I’m just a little tired – of working so hard all the time. Sometimes I think this is the way it’s supposed to be, so why complain? We’re supposed to work hard, build a life, start a family, get a house. But once you have all of that, then what? This is the big lesson of my 30s. That all of the things other people say will bring you happiness sometimes don’t.
And here comes that thought creeping back into my head…”everything is the same, all the time.”
My husband joked, in a half-panicked tone (poor guy), that he thinks I’m having a midlife crisis. Man, I wish that’s what this was. That sounds fun. Fake boobs! Spray tan! Sports car! Fruity drinks! Instagram selfies! But that’s not what this is.
Friends tell me this is what happens as you start to emerge from the time when your kids are small – those ten or so years when you pour absolutely every ounce of everything you have in your soul into tiny people who crawl into your bed at 5:45 a.m. to brightly announce, two inches from your still asleep face, “I peed in the potty, it’s time to get up, mommy!” Disclosure: this happened today. Please, get me a coffee.

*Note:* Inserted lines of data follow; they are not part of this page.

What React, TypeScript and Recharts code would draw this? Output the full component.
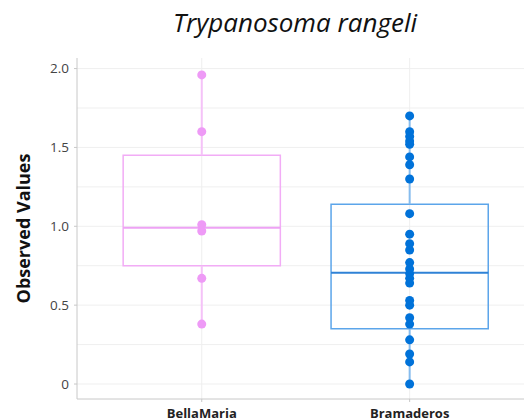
import {
  ComposedChart,
  Scatter,
  XAxis,
  YAxis,
  CartesianGrid,
  ReferenceArea,
  ReferenceLine,
} from "recharts";

const categories = ["BellaMaria", "Bramaderos"];

const bellaMaria = [1.96, 1.6, 1.01, 0.97, 0.67, 0.38];
const bramaderos = [
  1.7, 1.6, 1.57, 1.54, 1.52, 1.44, 1.39, 1.3, 1.08, 0.95, 0.89, 0.85, 0.77,
  0.73, 0.7, 0.67, 0.64, 0.53, 0.5, 0.42, 0.38, 0.28, 0.19, 0.14, 0,
];

// box stats: [low whisker, q1, median, q3, high whisker]
const boxLow = [0.38, 0];
const boxQ1 = [0.75, 0.35];
const boxMedian = [0.99, 0.705];
const boxQ3 = [1.45, 1.14];
const boxHigh = [1.96, 1.7];

const yTicks = [0, 0.5, 1, 1.5, 2];
const gridValues = [0, 0.25, 0.5, 0.75, 1, 1.25, 1.5, 1.75, 2];

const COLORS = [
  { dot: "#EE9AF6", box: "#F2ACF6", whisker: "#F5C2F8", median: "#EEA2F5" },
  { dot: "#0072D9", box: "#5CA5EA", whisker: "#86BCEE", median: "#2F82D6" },
];

const HALF = 0.378;
const FONT = "'Open Sans', 'Noto Sans', sans-serif";

const series = [bellaMaria, bramaderos];

const Dot = (props: any) => {
  const { cx, cy, fill } = props;
  if (cx == null || cy == null) return null;
  return <circle cx={cx} cy={cy} r={4.5} fill={fill} />;
};

export default function App() {
  return (
    <div
      style={{
        position: "absolute",
        left: 0,
        top: 0,
        width: 524,
        height: 418,
        background: "#fff",
        fontFamily: FONT,
        overflow: "hidden",
      }}
    >
      <div
        style={{
          position: "absolute",
          left: 0,
          top: 4,
          width: 590,
          textAlign: "center",
          fontSize: 26,
          fontStyle: "italic",
          color: "#111",
        }}
      >
        Trypanosoma rangeli
      </div>
      <ComposedChart
        width={524}
        height={418}
        margin={{ top: 58, right: 0, bottom: 0, left: 0 }}
      >
        <CartesianGrid
          stroke="#efefef"
          horizontalValues={gridValues}
          verticalValues={[0, 1]}
        />
        <XAxis
          xAxisId="top"
          orientation="top"
          type="number"
          dataKey="x"
          domain={[-0.6, 1.55]}
          height={0}
          tick={false}
          tickLine={false}
          axisLine={{ stroke: "#dadada", strokeWidth: 2 }}
        />
        <XAxis
          type="number"
          dataKey="x"
          domain={[-0.6, 1.55]}
          ticks={[0, 1]}
          tickFormatter={(v: number) => categories[v]}
          height={19}
          tickSize={3}
          tickMargin={7}
          stroke="#c8c8c8"
          tick={{ fill: "#222", fontSize: 13, fontWeight: 700, fontFamily: FONT }}
        />
        <YAxis
          type="number"
          dataKey="y"
          domain={[-0.095, 2.067]}
          ticks={yTicks}
          tickFormatter={(v: number) => (v === 0 ? "0" : v.toFixed(1))}
          width={77}
          tickSize={3}
          tickMargin={5}
          stroke="#c8c8c8"
          tick={{ fill: "#444", fontSize: 13.5, fontFamily: FONT }}
          label={{
            value: "Observed Values",
            angle: -90,
            position: "insideLeft",
            offset: 24,
            style: {
              fontSize: 18,
              fontWeight: 700,
              fill: "#111",
              fontFamily: FONT,
              textAnchor: "middle",
            },
          }}
        />
        {categories.map((c, i) => (
          <ReferenceLine
            key={c + "-wl"}
            segment={[
              { x: i, y: boxLow[i] },
              { x: i, y: boxQ1[i] },
            ]}
            stroke={COLORS[i].whisker}
            strokeWidth={2}
          />
        ))}
        {categories.map((c, i) => (
          <ReferenceLine
            key={c + "-wh"}
            segment={[
              { x: i, y: boxQ3[i] },
              { x: i, y: boxHigh[i] },
            ]}
            stroke={COLORS[i].whisker}
            strokeWidth={2}
          />
        ))}
        {categories.map((c, i) => (
          <ReferenceArea
            key={c + "-box"}
            x1={i - HALF}
            x2={i + HALF}
            y1={boxQ1[i]}
            y2={boxQ3[i]}
            fill="none"
            fillOpacity={0}
            stroke={COLORS[i].box}
            strokeWidth={1.5}
          />
        ))}
        {categories.map((c, i) => (
          <ReferenceLine
            key={c + "-med"}
            segment={[
              { x: i - HALF, y: boxMedian[i] },
              { x: i + HALF, y: boxMedian[i] },
            ]}
            stroke={COLORS[i].median}
            strokeWidth={2}
          />
        ))}
        {categories.map((c, i) => (
          <Scatter
            key={c}
            name={c}
            data={series[i].map((v) => ({ x: i, y: v }))}
            fill={COLORS[i].dot}
            shape={<Dot />}
            isAnimationActive={false}
          />
        ))}
      </ComposedChart>
    </div>
  );
}
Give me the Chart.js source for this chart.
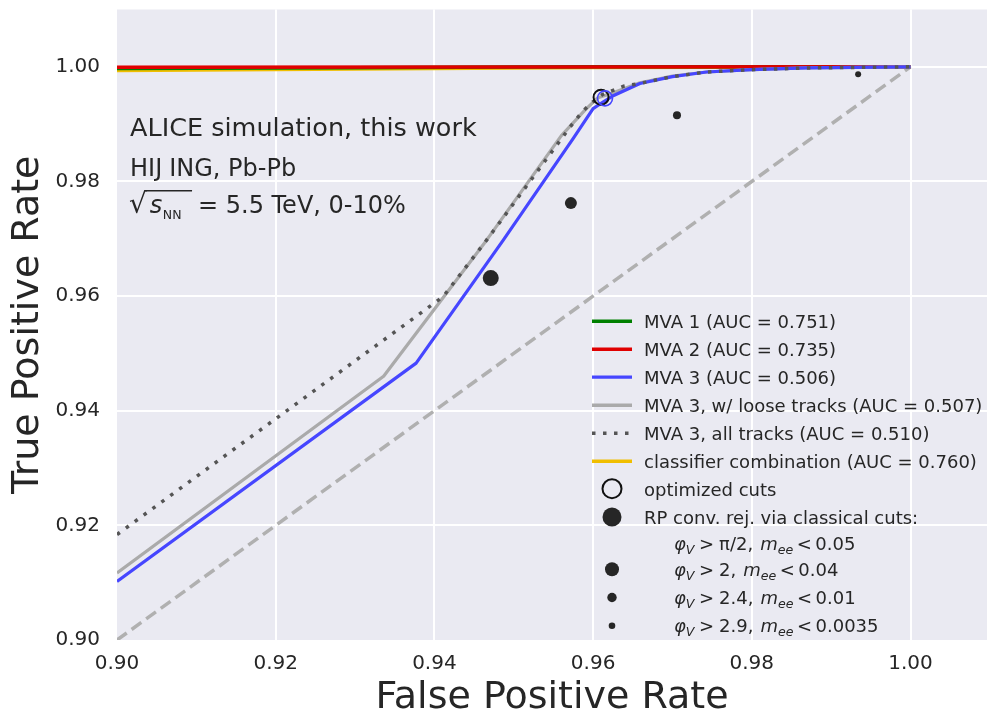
<!DOCTYPE html>
<html><head><meta charset="utf-8">
<script src="https://cdn.jsdelivr.net/npm/chart.js@4.4.1/dist/chart.umd.min.js"></script>
<style>html,body{margin:0;padding:0;background:#fff;overflow:hidden;}canvas{display:block;}</style>
</head><body>
<canvas id="c" width="987" height="713"></canvas>
<script>
// ---------- data ----------
const xTicks = [0.90, 0.92, 0.94, 0.96, 0.98, 1.00];
const yTicks = [0.90, 0.92, 0.94, 0.96, 0.98, 1.00];

const mva1Fpr = [0.900, 0.930, 0.950, 0.960, 1.000];
const mva1Tpr = [0.9997, 0.99985, 0.99995, 1.0000, 1.0000];

const mva2Fpr = [0.900, 0.950, 1.000];
const mva2Tpr = [0.99993, 0.99996, 1.0000];

const combFpr = [0.900, 0.930, 0.960, 1.000];
const combTpr = [0.99935, 0.9996, 0.9999, 1.0000];

const mva3Fpr = [0.9000, 0.9377, 0.9487, 0.9575, 0.9600, 0.9613, 0.9626, 0.9659, 0.9700, 0.9743, 0.9800, 0.9869, 0.9930, 1.0000];
const mva3Tpr = [0.9102, 0.9483, 0.9698, 0.9875, 0.9927, 0.9939, 0.9950, 0.9971, 0.9983, 0.9991, 0.9995, 0.9998, 0.9999, 1.0000];

const looseFpr = [0.9000, 0.9336, 0.9466, 0.9560, 0.9590, 0.9606, 0.9626, 0.9659, 0.9700, 0.9743, 0.9800, 0.9869, 0.9930, 1.0000];
const looseTpr = [0.9117, 0.9460, 0.9698, 0.9880, 0.9925, 0.9946, 0.9955, 0.9972, 0.9984, 0.9991, 0.9995, 0.9998, 0.9999, 1.0000];

const allFpr = [0.9000, 0.9411, 0.9466, 0.9571, 0.9586, 0.9598, 0.9612, 0.9638, 0.9659, 0.9700, 0.9743, 0.9800, 0.9869, 0.9930, 1.0000];
const allTpr = [0.9184, 0.9599, 0.9698, 0.9895, 0.9921, 0.9937, 0.9952, 0.9966, 0.9971, 0.9983, 0.9991, 0.9995, 0.9998, 0.9999, 1.0000];

const diagFpr = [0.90, 1.00];
const diagTpr = [0.90, 1.00];

const optFpr = [0.9610, 0.9615];
const optTpr = [0.9947, 0.9945];

const cutFpr = [0.9471, 0.9572, 0.97057, 0.9934];
const cutTpr = [0.96315, 0.97622, 0.99155, 0.99869];

const legendLabels = [
  'MVA 1 (AUC = 0.751)',
  'MVA 2 (AUC = 0.735)',
  'MVA 3 (AUC = 0.506)',
  'MVA 3, w/ loose tracks (AUC = 0.507)',
  'MVA 3, all tracks (AUC = 0.510)',
  'classifier combination (AUC = 0.760)',
  'optimized cuts',
  'RP conv. rej. via classical cuts:'
];
const cutPhi = ['\u03C0/2', '2', '2.4', '2.9'];
const cutMee = ['0.05', '0.04', '0.01', '0.0035'];

const annot1 = 'ALICE simulation, this work';
const annot2a = 'HIJ';
const annot2b = 'ING, Pb-Pb';
const annot3 = '= 5.5 TeV, 0-10%';

// ---------- helpers ----------
const pts = (xs, ys) => xs.map((x, i) => ({x: x, y: ys[i]}));
const FONT = "'DejaVu Sans', sans-serif";
const TXT = '#262626';
const C = {green:'#008000', red:'#e00000', blue:'#4646ff', gray:'#aaaaaa', dot:'#555555', yellow:'#f0be00', dark:'#262626', diag:'#b0b0b0'};

function lineDS(data, color, width, order, dash) {
  return {data: data, showLine: true, borderColor: color, backgroundColor: color, borderWidth: width,
          pointRadius: 0, pointHoverRadius: 0, tension: 0, fill: false, order: order,
          borderDash: dash || [], borderCapStyle: 'butt', borderJoinStyle: 'round'};
}

const datasets = [
  lineDS(pts(diagFpr, diagTpr), C.diag, 3.5, 20, [12, 6]),
  lineDS(pts(combFpr, combTpr), C.yellow, 3.5, 19),
  lineDS(pts(mva1Fpr, mva1Tpr), C.green, 3.5, 18),
  lineDS(pts(mva2Fpr, mva2Tpr), C.red, 3.5, 17),
  lineDS(pts(looseFpr, looseTpr), C.gray, 3.2, 16),
  lineDS(pts(mva3Fpr, mva3Tpr), C.blue, 3.2, 15),
  lineDS(pts(allFpr, allTpr), C.dot, 3.5, 14, [3.5, 7.5]),
  {data: pts(optFpr, optTpr), showLine: false, pointRadius: [7.5, 7.5], pointHoverRadius: 0,
   pointBorderColor: ['#111111', C.blue], pointBackgroundColor: 'rgba(0,0,0,0)', pointBorderWidth: [2, 1.6], order: 2},
  {data: pts(cutFpr, cutTpr), showLine: false, pointRadius: [8, 6, 4, 3], pointHoverRadius: 0,
   pointBackgroundColor: C.dark, pointBorderColor: C.dark, pointBorderWidth: 0, order: 1}
];

const bgPlugin = {
  id: 'bg',
  afterLayout(chart) {
    // make the plot area run to the right edge of the canvas
    const a = chart.chartArea, x = chart.scales.x;
    const target = chart.width;
    if (a.right !== target) {
      a.right = target; a.width = a.right - a.left;
      x.right = target; x.width = target - x.left;
      x.configure();
    }
  },
  beforeDraw(chart) {
    const {ctx, chartArea: a} = chart;
    ctx.save();
    ctx.fillStyle = '#ffffff';
    ctx.fillRect(0, 0, chart.width, chart.height);
    ctx.fillStyle = '#EAEAF2';
    ctx.fillRect(a.left, a.top, a.right - a.left, a.bottom - a.top);
    ctx.restore();
  }
};

function drawRuns(ctx, x, y, runs) {
  for (const r of runs) {
    ctx.font = r.f;
    ctx.fillText(r.t, x, y + (r.dy || 0));
    x += ctx.measureText(r.t).width + (r.gap || 0);
  }
  return x;
}

const overlayPlugin = {
  id: 'overlay',
  afterDraw(chart) {
    const ctx = chart.ctx;
    ctx.save();
    ctx.fillStyle = TXT;
    ctx.textBaseline = 'alphabetic';
    ctx.textAlign = 'left';
    // annotation
    ctx.font = "25.5px " + FONT;
    ctx.fillText(annot1, 130, 136);
    ctx.font = "24px " + FONT;
    ctx.fillText(annot2a, 130, 176);
    const hw = ctx.measureText(annot2a).width;
    ctx.fillText(annot2b, 130 + hw + 7, 176);
    // sqrt(s_NN)
    ctx.font = "28px " + FONT;
    const rad = '\u221A';
    ctx.fillText(rad, 129, 213);
    const rm = ctx.measureText(rad);
    const rTop = 213 - rm.actualBoundingBoxAscent;
    const rEnd = 129 + rm.width;
    ctx.font = "italic 24px " + FONT;
    ctx.fillText('s', rEnd + 3, 213);
    const sw = ctx.measureText('s').width;
    ctx.font = "12.5px " + FONT;
    ctx.fillText('NN', rEnd + 3 + sw + 0.5, 218.5);
    const nw = ctx.measureText('NN').width;
    ctx.strokeStyle = TXT;
    ctx.lineWidth = 1.6;
    ctx.beginPath();
    ctx.moveTo(rEnd - 1.5, rTop + 0.8);
    ctx.lineTo(rEnd + 3 + sw + nw + 11, rTop + 0.8);
    ctx.stroke();
    ctx.font = "24px " + FONT;
    ctx.fillText(annot3, 198, 213);

    // legend
    const hx1 = 592, hx2 = 632, tx = 644;
    const base = [327.7, 355.7, 383.7, 411.7, 439.7, 467.7, 495.7, 523.5];
    const handles = [
      {c: C.green, w: 3.5}, {c: C.red, w: 3.5}, {c: C.blue, w: 3.2},
      {c: C.gray, w: 3.5}, {c: C.dot, w: 3.5, d: [3.5, 7.5]}, {c: C.yellow, w: 3.5}
    ];
    handles.forEach((h, i) => {
      const y = base[i] - 6.5;
      ctx.strokeStyle = h.c; ctx.lineWidth = h.w; ctx.lineCap = 'butt';
      ctx.setLineDash(h.d || []);
      ctx.beginPath(); ctx.moveTo(hx1, y); ctx.lineTo(hx2, y); ctx.stroke();
    });
    ctx.setLineDash([]);
    ctx.font = "18px " + FONT;
    ctx.fillStyle = TXT;
    legendLabels.forEach((t, i) => ctx.fillText(t, tx, base[i]));
    // open circle marker
    ctx.strokeStyle = '#111111'; ctx.lineWidth = 2;
    ctx.beginPath(); ctx.arc(612, base[6] - 7, 9.5, 0, Math.PI * 2); ctx.stroke();
    // filled markers
    const mk = [[612, base[7] - 6.5, 9.5], [612, 569.3, 7], [612, 597.5, 4.7], [612, 625.7, 3.3]];
    ctx.fillStyle = C.dark;
    mk.forEach(m => { ctx.beginPath(); ctx.arc(m[0], m[1], m[2], 0, Math.PI * 2); ctx.fill(); });
    // math rows
    ctx.fillStyle = TXT;
    const mb = [550, 576.3, 604, 632.3];
    const it = "italic 18px " + FONT, rg = "18px " + FONT, sb = "italic 12.6px " + FONT;
    cutPhi.forEach((p, i) => {
      drawRuns(ctx, 674, mb[i], [
        {t: '\u03C6', f: it, gap: 0},
        {t: 'V', f: sb, dy: 4, gap: 4.5},
        {t: '>', f: rg, gap: 5},
        {t: p + ',', f: rg, gap: 7},
        {t: 'm', f: it, gap: 0},
        {t: 'ee', f: sb, dy: 4, gap: 3.5},
        {t: '<', f: rg, gap: 3.5},
        {t: cutMee[i], f: rg}
      ]);
    });
    ctx.restore();
  }
};

const gridColor = (ctx) => (ctx.tick && Math.abs(ctx.tick.value - 0.9) < 1e-9) ? 'rgba(0,0,0,0)' : '#ffffff';

new Chart(document.getElementById('c'), {
  type: 'scatter',
  data: {datasets: datasets},
  options: {
    responsive: false, animation: false, devicePixelRatio: 1,
    events: [],
    layout: {padding: {top: 8, right: 0, left: 0, bottom: 0}},
    plugins: {legend: {display: false}, tooltip: {enabled: false}},
    scales: {
      x: {
        type: 'linear', min: 0.9, max: 1.00964,
        afterBuildTicks: s => { s.ticks = xTicks.map(v => ({value: v})); },
        afterFit: s => { s.height = 73; s.paddingLeft = 0; s.paddingRight = 0; },
        grid: {color: gridColor, lineWidth: 2, drawTicks: false},
        border: {display: false},
        ticks: {font: {family: FONT, size: 20}, color: TXT, padding: 12, maxRotation: 0, autoSkip: false,
                callback: v => Number(v).toFixed(2)},
        title: {display: true, text: 'False Positive Rate', color: TXT,
                font: {family: FONT, size: 38, lineHeight: 1}, padding: {top: 0, bottom: -4}}
      },
      y: {
        type: 'linear', min: 0.9, max: 1.01,
        afterBuildTicks: s => { s.ticks = yTicks.map(v => ({value: v})); },
        afterFit: s => { s.width = 117; s.paddingTop = 0; s.paddingBottom = 0; },
        grid: {color: gridColor, lineWidth: 2, drawTicks: false},
        border: {display: false},
        ticks: {font: {family: FONT, size: 20}, color: TXT, padding: 17, autoSkip: false,
                callback: v => Number(v).toFixed(2)},
        title: {display: true, text: 'True Positive Rate', color: TXT,
                font: {family: FONT, size: 38, lineHeight: 1}, padding: {top: 9, bottom: 0}}
      }
    }
  },
  plugins: [bgPlugin, overlayPlugin]
});
</script>
</body></html>
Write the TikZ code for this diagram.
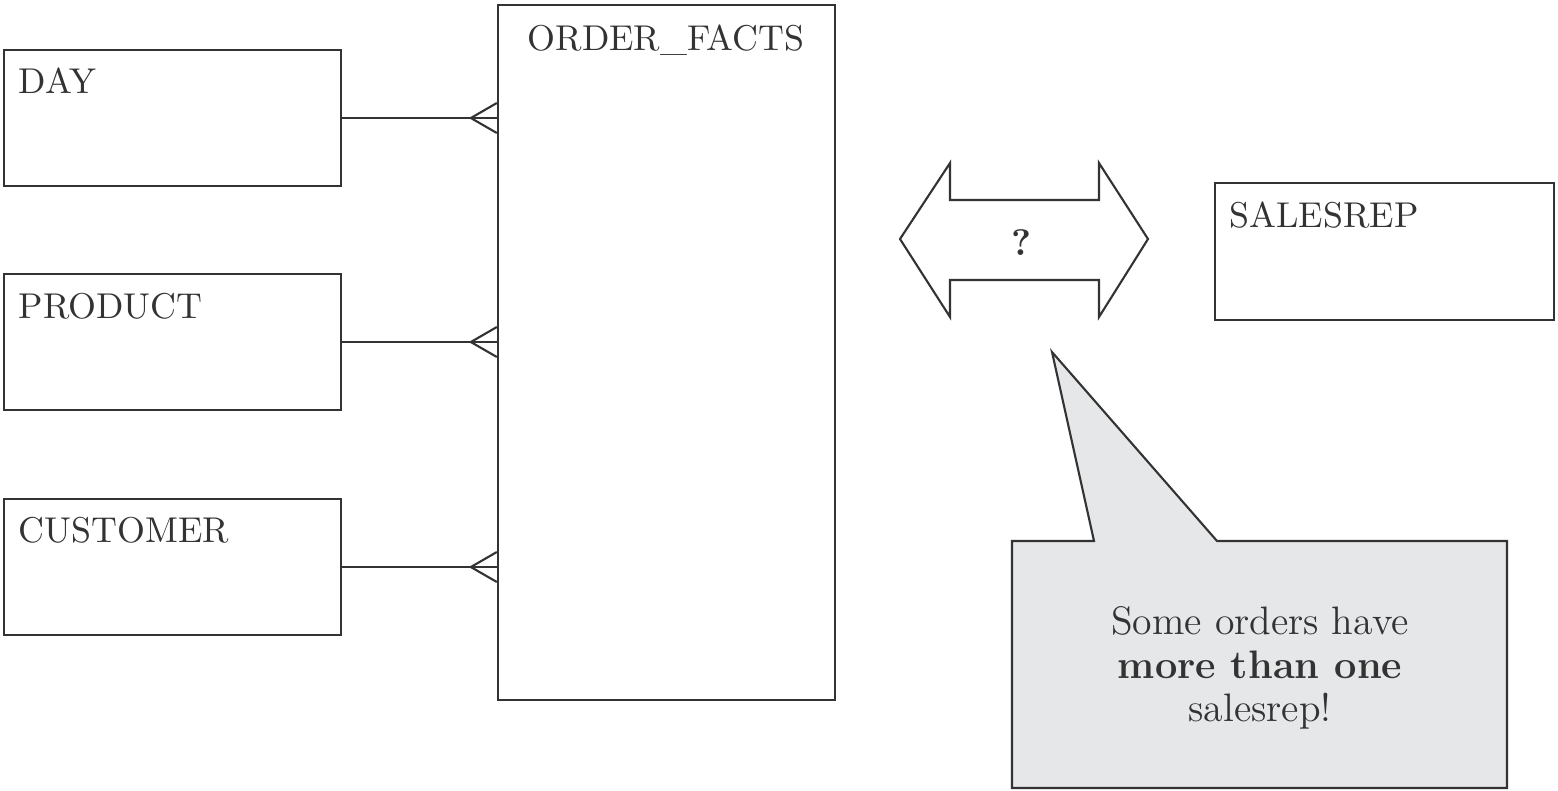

I love my kids like no one else. They are my whole world. But who am I now? Surely, even after a billion diaper changes, toddler tantrums, and sleepless nights, I’m more than just “mom”. Right? Or should that just be enough? For me, I suspect that it’s not.
I’m now trying to wage a conscious battle with that idea that I have to be good for everyone else, all the time. This is not easy though. Even as I’m writing this, I’m worrying about the words not being good enough for other people. But, I know that we all have inner struggles, even people who seem like they have their shit together. Some of those people are, in fact, deeply suffering.
This morning I searched online for advice on this topic. Frankly, the advice sucked. It went like this: you lost yourself after you had kids, but they bring you so much joy so get over it lady. How lame is that? Fuck you, Internet. You’re such a buzz kill.
The way I’m starting to see it, the answer to “everything is the same, all the time” must be change.
I don’t know what that means. But I know it doesn’t mean getting fake boobs. Yet.